Бирюков столкнулся и с другим случаем. В одном из управлений главка руководил небольшим отделом некий Конаков. Тоже участник войны, с целым «иконостасом» орденов и медалей. Но из отдела кадров пришел сигнал: оказывается, Конаков отбывал срок по приговору военного трибунала за кражу парашюта. Стали разбираться и были просто шокированы: никакого участия в военных действиях он не принимал, никаких наград не имеет. Бирюков рассказал обо всем Муравленко. Виктор Иванович вызвал к себе в кабинет Конакова. Вошел высокий, стройный, солидный человек, с обилием орденских планок на левой стороне костюма.
— У вас есть наградные документы на все эти ордена и медали? — прямо спрашивает Муравленко.
— Нет, у меня их украли вместе с чемоданом, когда я ехал домой после демобилизации, — отвечает Конаков.
— А у нас есть сведения из Центрального архива Советской армии, что вы не воевали и никаких наград не имеете.

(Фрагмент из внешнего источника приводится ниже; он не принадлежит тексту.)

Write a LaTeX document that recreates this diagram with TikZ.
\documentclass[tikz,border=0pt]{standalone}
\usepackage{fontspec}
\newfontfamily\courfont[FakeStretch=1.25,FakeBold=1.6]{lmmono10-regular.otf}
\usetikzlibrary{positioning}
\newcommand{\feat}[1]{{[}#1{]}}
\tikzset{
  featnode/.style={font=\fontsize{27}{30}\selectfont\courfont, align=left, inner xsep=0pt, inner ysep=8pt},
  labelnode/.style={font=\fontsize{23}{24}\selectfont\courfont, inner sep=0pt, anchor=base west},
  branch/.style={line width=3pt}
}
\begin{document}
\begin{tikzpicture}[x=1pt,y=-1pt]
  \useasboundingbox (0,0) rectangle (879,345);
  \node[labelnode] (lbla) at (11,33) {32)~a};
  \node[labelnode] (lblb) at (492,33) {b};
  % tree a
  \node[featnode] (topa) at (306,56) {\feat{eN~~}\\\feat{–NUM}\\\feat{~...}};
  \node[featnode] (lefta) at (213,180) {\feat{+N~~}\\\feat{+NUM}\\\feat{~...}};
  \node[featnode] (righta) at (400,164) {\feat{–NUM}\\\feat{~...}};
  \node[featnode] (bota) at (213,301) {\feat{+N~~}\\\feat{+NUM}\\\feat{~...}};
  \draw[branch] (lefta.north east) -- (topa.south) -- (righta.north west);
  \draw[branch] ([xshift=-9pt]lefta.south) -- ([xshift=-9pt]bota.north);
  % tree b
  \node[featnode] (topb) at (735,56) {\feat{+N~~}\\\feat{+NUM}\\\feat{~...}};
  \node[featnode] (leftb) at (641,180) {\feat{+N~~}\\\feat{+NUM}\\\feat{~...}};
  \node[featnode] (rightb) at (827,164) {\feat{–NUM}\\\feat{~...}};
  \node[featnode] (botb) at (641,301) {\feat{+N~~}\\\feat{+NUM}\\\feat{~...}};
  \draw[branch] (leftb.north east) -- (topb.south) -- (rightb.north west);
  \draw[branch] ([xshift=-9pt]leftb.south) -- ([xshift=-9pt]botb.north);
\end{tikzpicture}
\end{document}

Конаков побелел, покраснел, потом едва не повалился в ноги. Ему дали воды, чтобы он успокоился. Затем он обо всем чистосердечно рассказал и покаялся. Из партии его конечно же исключили. Но вот что интересно. Виктор Иванович не стал его наказывать слишком строго, даже оставил в прежней должности, потому что работник он был все-таки хороший, дело свое знал. Это с самой лучшей стороны характеризует отношение Муравленко к людям, пусть даже сильно провинившимся.

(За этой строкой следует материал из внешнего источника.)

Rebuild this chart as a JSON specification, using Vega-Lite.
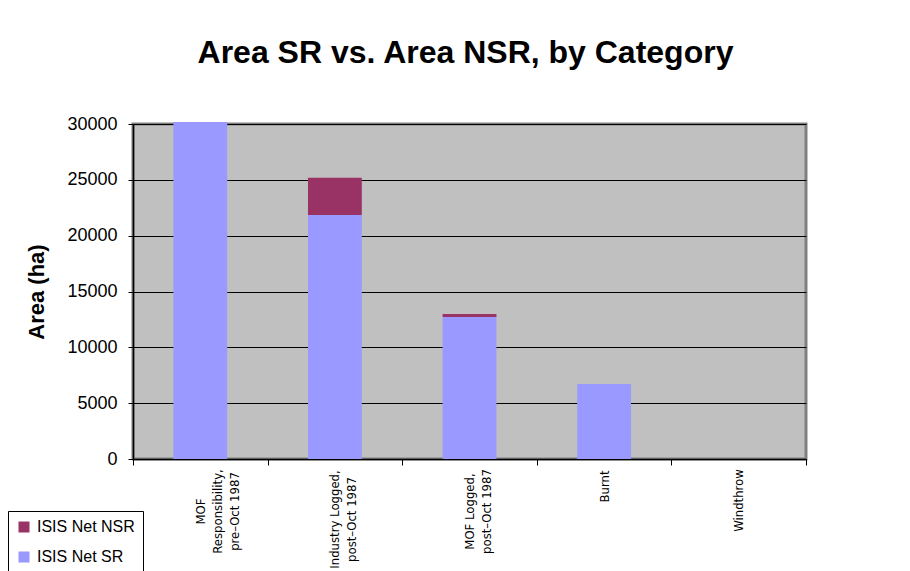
{
  "$schema": "https://vega.github.io/schema/vega-lite/v6.json",
  "width": 673,
  "height": 335,
  "autosize": {"type": "none"},
  "padding": {"left": 133, "top": 124, "right": 104, "bottom": 112},
  "background": "white",
  "title": {
    "text": "Area SR vs. Area NSR, by Category",
    "font": "Liberation Sans",
    "fontSize": 32,
    "fontWeight": "bold",
    "color": "black",
    "anchor": "middle",
    "dx": -4,
    "offset": 45
  },
  "data": {
    "values": [
      {"category": "MOF\nResponsibility,\npre–Oct 1987", "series": "ISIS Net SR", "area": 30180},
      {"category": "MOF\nResponsibility,\npre–Oct 1987", "series": "ISIS Net NSR", "area": 0},
      {"category": "Industry Logged,\npost–Oct 1987", "series": "ISIS Net SR", "area": 21850},
      {"category": "Industry Logged,\npost–Oct 1987", "series": "ISIS Net NSR", "area": 3340},
      {"category": "MOF Logged,\npost–Oct 1987", "series": "ISIS Net SR", "area": 12720},
      {"category": "MOF Logged,\npost–Oct 1987", "series": "ISIS Net NSR", "area": 270},
      {"category": "Burnt", "series": "ISIS Net SR", "area": 6720},
      {"category": "Burnt", "series": "ISIS Net NSR", "area": 0},
      {"category": "Windthrow", "series": "ISIS Net SR", "area": 0},
      {"category": "Windthrow", "series": "ISIS Net NSR", "area": 0}
    ]
  },
  "mark": {"type": "bar", "width": {"band": 0.4}},
  "encoding": {
    "x": {
      "field": "category",
      "type": "nominal",
      "sort": null,
      "scale": {"paddingInner": 0, "paddingOuter": 0},
      "axis": {
        "title": null,
        "labelAngle": -90,
        "labelAlign": "center",
        "labelBaseline": "middle",
        "labelFont": "DejaVu Sans Condensed, Liberation Sans",
        "labelFontSize": 13,
        "labelLineHeight": 17,
        "labelColor": "black",
        "labelLimit": 0,
        "labelOverlap": false,
        "labelExpr": "split(datum.label, '\\n')",
        "labelPadding": {
          "condition": [
            {"test": "datum.value == 'MOF\\nResponsibility,\\npre–Oct 1987'", "value": 46},
            {"test": "datum.value == 'Industry Logged,\\npost–Oct 1987'", "value": 54},
            {"test": "datum.value == 'MOF Logged,\\npost–Oct 1987'", "value": 46},
            {"test": "datum.value == 'Burnt'", "value": 21}
          ],
          "value": 35
        },
        "tickBand": "extent",
        "tickSize": 6,
        "tickColor": "black",
        "domainColor": "black",
        "domainWidth": 1.5
      }
    },
    "y": {
      "field": "area",
      "type": "quantitative",
      "stack": "zero",
      "scale": {"domain": [0, 30000], "nice": false},
      "axis": {
        "title": "Area (ha)",
        "titleFont": "Liberation Sans",
        "titleFontSize": 22,
        "titleFontWeight": "bold",
        "titleColor": "black",
        "titlePadding": 18,
        "values": [0, 5000, 10000, 15000, 20000, 25000, 30000],
        "format": "d",
        "labelFont": "Liberation Sans",
        "labelFontSize": 18,
        "labelColor": "black",
        "labelPadding": 11,
        "tickSize": 5,
        "tickColor": "black",
        "domainColor": "black",
        "domainWidth": 1.5,
        "gridColor": "black",
        "gridWidth": 1,
        "gridOpacity": 1
      }
    },
    "color": {
      "field": "series",
      "type": "nominal",
      "scale": {"domain": ["ISIS Net NSR", "ISIS Net SR"], "range": ["#993366", "#9999FF"]},
      "legend": {
        "orient": "none",
        "legendX": -125,
        "legendY": 387,
        "title": null,
        "strokeColor": "black",
        "fillColor": "white",
        "padding": 8,
        "symbolType": "square",
        "symbolSize": 121,
        "symbolStrokeWidth": 0,
        "symbolOpacity": 1,
        "labelFont": "Liberation Sans",
        "labelFontSize": 16,
        "labelColor": "black",
        "rowPadding": 14,
        "labelOffset": 5
      }
    },
    "order": {"field": "series", "sort": "descending"}
  },
  "config": {
    "view": {"fill": "#C0C0C0", "stroke": "#808080", "strokeWidth": 3},
    "bar": {"opacity": 1}
  }
}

Девятая пятилетка (1971–1975 годы) стала решающей в создании крупнейшей в стране топливно-энергетической базы. За большой вклад в развитие нефтяной промышленности СССР и достижение высоких производственных показателей при выполнении заданий и социалистических обязательств «Главтюменнефтегаз» был награжден орденом Ленина. Этой же высокой награды были удостоены еще тридцать нефтяников Западной Сибири, в том числе и Муравленко. Торжества проходили в недавно введенном в строй Доме техники и культуры. Зрительный зал был переполнен, сюда съехались передовики производства нефтяных промыслов, ветераны, прибыли руководители Тюменской и Томской областей. Открывал собрание начальник «Главтюменнефтегаза» Виктор Иванович Муравленко. Это был звездный час всех нефтяников Западной Сибири. Министр нефтяной промышленности СССР Валентин Дмитриевич Шашин зачитал Указ Президиума Верховного Совета страны и под бурные аплодисменты зала прикрепил к знамени главка высшую награду Родины. Как еще выразить ту атмосферу радости и гордости за свой край, которая переполняла сердца собравшихся? То, что было ими сделано и делалось, иначе как настоящим подвигом не назовешь. А возможны ли были такие грандиозные успехи и в столь короткие сроки в иных, нынешних условиях? Сомневаюсь.